Reproduce from the records below, with no pictures, exactly the lines between the one containing "Recreate this image" and the one containing "164, 47, 66, 42];", inclusive.

* BEGIN *

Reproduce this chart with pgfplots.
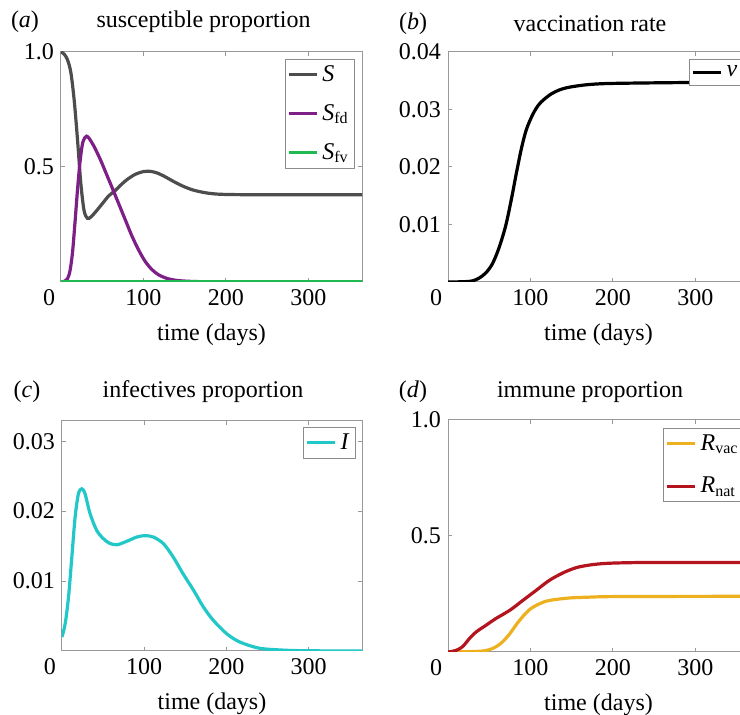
\documentclass[border=0pt]{standalone}
\usepackage{fontspec}
\setmainfont{Liberation Serif}
\usepackage{pgfplots}
\pgfplotsset{compat=1.18}

\definecolor{cS}{HTML}{4D4D4D}
\definecolor{cSfd}{HTML}{7E1E87}
\definecolor{cSfv}{HTML}{1EB950}
\definecolor{cI}{HTML}{22C7C7}
\definecolor{cRvac}{HTML}{EDB120}
\definecolor{cRnat}{HTML}{B4141E}

\newcommand{\twelve}{\fontsize{12}{14}\selectfont}

\pgfplotsset{
  panel/.style={
    scale only axis, width=150.5pt, height=115pt,
    anchor=south west,
    xmin=0, xmax=365,
    xtick={0,100,200,300},
    xticklabels={\llap{0\hspace{3pt}},100,200,300},
    scaled y ticks=false,
    axis line style={black!40, line width=0.5pt},
    every tick/.style={black!40, line width=0.5pt},
    major tick length=2pt,
    tick align=inside,
    ticklabel style={font=\twelve},
    /pgf/number format/assume math mode=true,
    xlabel={time (days)},
    xlabel style={at={(axis description cs:0.5,0)}, anchor=center, yshift=-26.5pt, font=\twelve},
    legend cell align=left,
    legend style={draw=black!45, fill=white, font=\twelve, inner sep=1pt, row sep=6pt},
    legend image code/.code={\draw[##1, line width=1.6pt] (0pt,0pt) -- (14pt,0pt);},
    every axis plot/.append style={line width=1.6pt, smooth, no markers},
  },
}

\begin{document}
\begin{tikzpicture}
\useasboundingbox (0,0) rectangle (370pt,357.5pt);
\clip (0,0) rectangle (370pt,357.5pt);

% (a) susceptible proportion
\begin{axis}[panel, at={(30.5pt,216.5pt)},
  ymin=0, ymax=1, ytick={0.5,1}, yticklabels={0.5,1.0},
  legend style={at={(1,1)}, anchor=north east, xshift=-3.5pt, yshift=-3.5pt}]
\addplot[cS] coordinates {
(0,1.0) (4,0.99) (8,0.965) (12,0.91) (16,0.79) (20,0.62) (24,0.43) (28,0.31)
(32,0.277) (36,0.282) (42,0.305) (50,0.34) (58,0.375) (65,0.395) (72,0.42)
(80,0.445) (90,0.468) (100,0.48) (106,0.482) (115,0.476) (125,0.46) (135,0.44)
(147,0.418) (160,0.4) (175,0.388) (190,0.382) (210,0.38) (250,0.379) (300,0.379) (365,0.379)};
\addlegendentry{\textit{S}}
\addplot[cSfd] coordinates {
(0,0) (4,0.003) (8,0.015) (11,0.05) (14,0.13) (17,0.26) (20,0.4) (23,0.52) (26,0.6)
(29,0.628) (31,0.634) (34,0.625) (40,0.59) (48,0.53) (55,0.47) (62,0.41)
(70,0.34) (78,0.27) (86,0.2) (94,0.14) (102,0.09) (110,0.055) (118,0.032)
(128,0.016) (140,0.007) (155,0.003) (175,0.001) (200,0) (365,0)};
\addlegendentry{\textit{S}\textsubscript{fd}}
\addplot[cSfv] coordinates {(0,0) (100,0) (200,0) (300,0) (365,0)};
\addlegendentry{\textit{S}\textsubscript{fv}}
\end{axis}

% (b) vaccination rate
\begin{axis}[panel, at={(224pt,216.5pt)},
  ymin=0, ymax=0.04, ytick={0.01,0.02,0.03,0.04}, yticklabels={0.01,0.02,0.03,0.04},
  legend style={at={(0,1)}, anchor=north west, xshift=120.5pt, yshift=-3.5pt}]
\addplot[black] coordinates {
(0,0) (20,0.00005) (30,0.0002) (38,0.0007) (46,0.0016) (54,0.0032) (62,0.006)
(70,0.0098) (77,0.0145) (83,0.019) (89,0.0232) (95,0.0265) (103,0.0292)
(111,0.031) (123,0.0325) (135,0.0334) (148,0.0339) (168,0.0343) (190,0.0345)
(230,0.0346) (300,0.0347) (365,0.0347)};
\addlegendentry{\textit{v}}
\end{axis}

% (c) infectives proportion
\begin{axis}[panel, at={(31pt,32pt)}, width=150pt,
  ymin=0, ymax=0.0329, ytick={0.01,0.02,0.03}, yticklabels={0.01,0.02,0.03},
  legend style={at={(1,1)}, anchor=north east, xshift=-3pt, yshift=-3pt}]
\addplot[cI] coordinates {
(0,0.002) (4,0.004) (8,0.0078) (12,0.0135) (16,0.0192) (20,0.0225) (24,0.0232)
(28,0.0225) (34,0.0197) (42,0.0173) (50,0.0161) (58,0.0154) (67,0.0152)
(79,0.0157) (91,0.0163) (101,0.0165) (111,0.0163) (123,0.0154) (135,0.0135)
(147,0.0111) (160,0.0087) (172,0.0063) (184,0.0044) (200,0.0025) (216,0.0013)
(240,0.0004) (270,0.00012) (300,0.00003) (365,0)};
\addlegendentry{\textit{I}}
\end{axis}

% (d) immune proportion
\begin{axis}[panel, at={(224pt,31.5pt)}, height=116pt,
  ymin=0, ymax=1, ytick={0.5,1}, yticklabels={0.5,1.0},
  legend style={at={(0,1)}, anchor=north west, xshift=107.5pt, yshift=-4pt, row sep=8pt}]
\addplot[cRvac] coordinates {
(0,0) (38,0.003) (50,0.01) (58,0.022) (66,0.043) (75,0.079) (83,0.119) (91,0.154)
(99,0.183) (107,0.201) (119,0.219) (132,0.227) (148,0.233) (168,0.236) (208,0.239) (365,0.24)};
\addlegendentry{\textit{R}\textsubscript{vac}}
\addplot[cRnat] coordinates {
(0,0) (10,0.007) (18,0.024) (26,0.058) (34,0.086) (46,0.115) (58,0.144) (75,0.18)
(91,0.223) (107,0.266) (123,0.309) (140,0.342) (156,0.364) (172,0.375) (188,0.381)
(208,0.384) (250,0.386) (365,0.386)};
\addlegendentry{\textit{R}\textsubscript{nat}}
\end{axis}

% panel titles
\node[font=\twelve] at (12.5pt,346.5pt) {(\textit{a})};
\node[font=\twelve] at (101.75pt,346.5pt) {susceptible proportion};
\node[font=\twelve] at (206.5pt,345.5pt) {(\textit{b})};
\node[font=\twelve] at (295pt,345.5pt) {vaccination rate};
\node[font=\twelve] at (13.5pt,161.5pt) {(\textit{c})};
\node[font=\twelve] at (101.5pt,161.5pt) {infectives proportion};
\node[font=\twelve] at (206.5pt,161.5pt) {(\textit{d})};
\node[font=\twelve] at (295pt,161.5pt) {immune proportion};
\end{tikzpicture}
\end{document}
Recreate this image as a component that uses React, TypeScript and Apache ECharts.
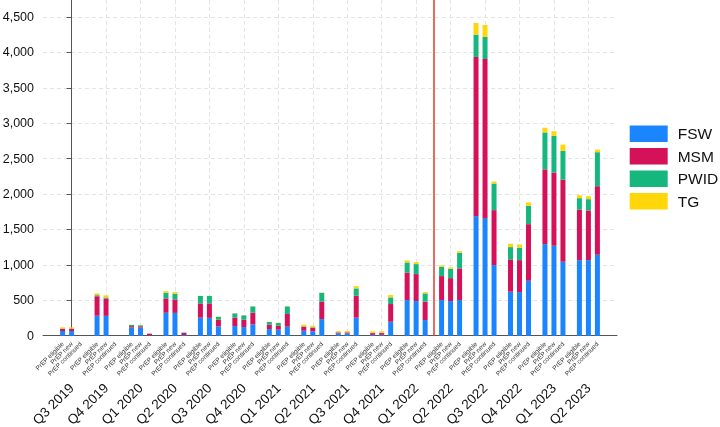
import React, { useEffect, useRef } from "react";
import * as echarts from "echarts";

const quarters = [
  "Q3 2019", "Q4 2019", "Q1 2020", "Q2 2020", "Q3 2020", "Q4 2020", "Q1 2021", "Q2 2021",
  "Q3 2021", "Q4 2021", "Q1 2022", "Q2 2022", "Q3 2022", "Q4 2022", "Q1 2023", "Q2 2023",
];
const prepTypes = ["PrEP eligible", "PrEP new", "PrEP continued"];
const populations = ["FSW", "MSM", "PWID", "TG"];

const eligibleFSW = [68, 282, 115, 324, 254, 136, 94, 70, 30, 12, 503, 503, 1688, 621, 1293, 1067];
const eligibleMSM = [30, 275, 20, 203, 202, 118, 61, 55, 15, 25, 390, 339, 2248, 456, 1055, 715];
const eligiblePWID = [5, 15, 17, 80, 105, 61, 38, 8, 5, 5, 141, 131, 315, 174, 522, 160];
const eligibleTG = [17, 25, 3, 23, 3, 3, 3, 22, 15, 20, 29, 19, 164, 47, 66, 42];

const newFSW = [66, 280, 115, 322, 252, 122, 85, 61, 30, 12, 489, 489, 1660, 616, 1270, 1067];
const newMSM = [30, 245, 18, 190, 204, 104, 56, 50, 15, 25, 381, 324, 2247, 451, 1034, 701];
const newPWID = [5, 15, 14, 80, 105, 61, 38, 8, 5, 5, 141, 132, 311, 174, 517, 160];
const newTG = [17, 30, 3, 24, 3, 3, 3, 22, 16, 20, 28, 19, 169, 47, 66, 42];

const continuedFSW = [0, 0, 5, 10, 132, 160, 127, 235, 254, 197, 221, 503, 997, 776, 1044, 1143];
const continuedMSM = [0, 0, 22, 30, 94, 164, 179, 245, 310, 250, 259, 447, 776, 799, 1161, 968];
const continuedPWID = [0, 0, 3, 5, 40, 90, 108, 125, 104, 94, 117, 221, 376, 259, 405, 480];
const continuedTG = [0, 0, 0, 0, 4, 4, 4, 5, 32, 33, 19, 23, 28, 47, 89, 37];

const yTicks = [0, 500, 1000, 1500, 2000, 2500, 3000, 3500, 4000, 4500];
const yMax = 4740;
// Boundary between Q1 2022 and Q2 2022 (index units)
const policyBreak = 10.5;

const colorMap: Record<string, string> = {
  FSW: "#1A85FF",
  MSM: "#D41159",
  PWID: "#16B77E",
  TG: "#FFD60A",
};

const FONT = "Liberation Sans, Arial, Helvetica, sans-serif";

export default function App() {
  const ref = useRef<HTMLDivElement>(null);

  useEffect(() => {
    if (!ref.current) return;
    const chart = echarts.init(ref.current, null, { renderer: "svg" });

    const stacks = [
      { key: "eligible", label: prepTypes[0], data: [eligibleFSW, eligibleMSM, eligiblePWID, eligibleTG] },
      { key: "new", label: prepTypes[1], data: [newFSW, newMSM, newPWID, newTG] },
      { key: "continued", label: prepTypes[2], data: [continuedFSW, continuedMSM, continuedPWID, continuedTG] },
    ];

    const series: any[] = [];
    stacks.forEach((s) => {
      populations.forEach((p, pi) => {
        const item: any = {
          type: "bar",
          name: p,
          stack: s.key,
          barWidth: 5,
          barGap: "80%",
          // value first so that the stacked dimension is the y value
          dimensions: ["count", "quarter"],
          encode: { x: "quarter", y: "count" },
          data: s.data[pi].map((v, i) => [v, i]),
          itemStyle: { color: colorMap[p] },
          emphasis: { disabled: true },
          silent: true,
        };
        if (pi === 0) {
          item.label = {
            show: true,
            position: "bottom",
            distance: 7,
            rotate: 45,
            align: "right",
            verticalAlign: "middle",
            formatter: () => s.label,
            fontSize: 6.5,
            color: "#333",
            fontFamily: FONT,
          };
        }
        series.push(item);
      });
    });

    series.push({
      type: "line",
      name: "break",
      data: [],
      silent: true,
      markLine: {
        silent: true,
        symbol: ["none", "none"],
        label: { show: false },
        lineStyle: { color: "#E8382A", width: 1.5, type: "solid" },
        data: [{ xAxis: policyBreak }],
      },
    });

    const xTicks = quarters.map((_, i) => i);

    chart.setOption({
      animation: false,
      textStyle: { fontFamily: FONT },
      grid: {
        left: 43,
        right: 103,
        top: 0,
        bottom: 91.3,
        containLabel: false,
        outerBoundsMode: "none",
      },
      legend: {
        data: populations,
        orient: "vertical",
        left: 629.7,
        top: 125.5,
        padding: 0,
        icon: "rect",
        itemWidth: 38,
        itemHeight: 16.5,
        itemGap: 6,
        selectedMode: false,
        textStyle: { fontSize: 15.5, color: "#111", padding: [0, 0, 0, 5], fontFamily: FONT },
      },
      xAxis: {
        type: "value",
        min: -0.83,
        max: 15.83,
        axisLine: { show: true, lineStyle: { color: "#555", width: 1 } },
        axisTick: { show: false, customValues: xTicks },
        axisLabel: {
          show: true,
          customValues: xTicks,
          formatter: (v: number) => quarters[Math.round(v)] ?? "",
          rotate: 45,
          margin: 50,
          fontSize: 13.5,
          color: "#111",
          fontFamily: FONT,
          showMinLabel: true,
          showMaxLabel: true,
        },
        splitLine: { show: true, lineStyle: { color: "#e4e4e4", type: [4, 3], width: 1 } },
      },
      yAxis: {
        type: "value",
        min: 0,
        max: yMax,
        axisLine: { show: true, lineStyle: { color: "#555", width: 1 } },
        axisTick: { show: true, length: 5, customValues: yTicks, lineStyle: { color: "#555" } },
        axisLabel: {
          customValues: yTicks,
          formatter: (v: number) => v.toLocaleString("en-US"),
          margin: 9,
          fontSize: 12.5,
          color: "#111",
          fontFamily: FONT,
        },
        splitLine: { show: true, lineStyle: { color: "#e4e4e4", type: [4, 3], width: 1 } },
      },
      series,
    });

    return () => chart.dispose();
  }, []);

  return (
    <div
      ref={ref}
      style={{ position: "fixed", left: 0, top: 0, width: 720, height: 427 }}
    />
  );
}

* END *

▶ [Result for this exercise]:
Recreate this image as a component that uses React, TypeScript and Apache ECharts.
import React, { useEffect, useRef } from "react";
import * as echarts from "echarts";

const quarters = [
  "Q3 2019", "Q4 2019", "Q1 2020", "Q2 2020", "Q3 2020", "Q4 2020", "Q1 2021", "Q2 2021",
  "Q3 2021", "Q4 2021", "Q1 2022", "Q2 2022", "Q3 2022", "Q4 2022", "Q1 2023", "Q2 2023",
];
const prepTypes = ["PrEP eligible", "PrEP new", "PrEP continued"];
const populations = ["FSW", "MSM", "PWID", "TG"];

const eligibleFSW = [68, 282, 115, 324, 254, 136, 94, 70, 30, 12, 503, 503, 1688, 621, 1293, 1067];
const eligibleMSM = [30, 275, 20, 203, 202, 118, 61, 55, 15, 25, 390, 339, 2248, 456, 1055, 715];
const eligiblePWID = [5, 15, 17, 80, 105, 61, 38, 8, 5, 5, 141, 131, 315, 174, 522, 160];
const eligibleTG = [17, 25, 3, 23, 3, 3, 3, 22, 15, 20, 29, 19, 164, 47, 66, 42];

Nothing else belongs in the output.